Speaking to IFAonline.co.uk following the publication of MAS's draft business plan on Tuesday, Rookes said she did not accept some of the recent criticisms of the body, including by some MPs, though she said she recognised it "can always do better".
She explained the MAS's recent difficulties were down to the fact it was a new organisation with a "very complex, very ambitious agenda".
"No organisation of this nature is going to hit the ground absolutely running and delivering value for money from day one," she said.
The MAS was criticised by MPs earlier this month, who said it had failed to deliver on its objectives and was "not fit for purpose".
They called for an urgent independent review into the service, having stopped short of demanding it be scrapped altogether.
But Rookes said the select committee's report was based on old evidence and the service had since moved on.
"I know from having had contact with just about every single one of our stakeholders that they now believe the MAS has moved on and is delivering an effective service," she said.
"If we look at all that we've delivered over the last year and this current year, we are seeing we are receiving 1.5 million contacts a month from people and we are constantly achieving satisfaction levels over 80%. So I think at the moment we are delivering a very effective service."
Rookes also dismissed the MPs' criticism of her organisation "unnecessarily duplicating other services", saying "most of what we do is not duplication because it is impartial. And we are the only organisation that is totally impartial."
A National Audit Office (NAO) report, published shortly after the MPs' findings, was more favourable towards the MAS and found it was on the right track.
Rookes said: "The NAO report is bang up to date and that concluded that we are achieving value for money on the debt side and moving towards that on the money advice side."
Going forward, the MAS's business plan, which was built on a reduced budget of 1% to £77.5m, will be more of the same but better, Rookes said.
"There are no significant changes.
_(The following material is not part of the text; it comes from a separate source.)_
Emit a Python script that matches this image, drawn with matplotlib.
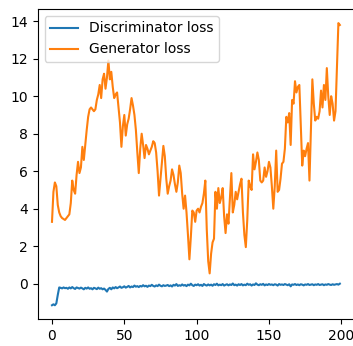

I would characterise the coming year as business as usual but doing more and doing it better."
She added the MAS's strategy was about "normalising" money advice: "We know that money is very much a taboo subject and all our research tells us that if we want to be effective we need to get to people at points when the money advice will be relevant to them".
Rookes waved off concerns among advisers that the MAS could be treading on their toes and said she was in the process of looking into how it can work effectively with the financial advice community.
"We are absolutely clear that we don't want to step on the toes of financial advisers and also that there will be times when people need regulated financial advice. An important thing for us at the MAS is to identify when our clients need that advice and to make referrals to that advice as simple and easy as possible," she said.
The MAS's consultation on its forthcoming business plan ends on 14 February 2014, prior to final approval by the Financial Conduct Authority in March. The final business plan will be published the same month.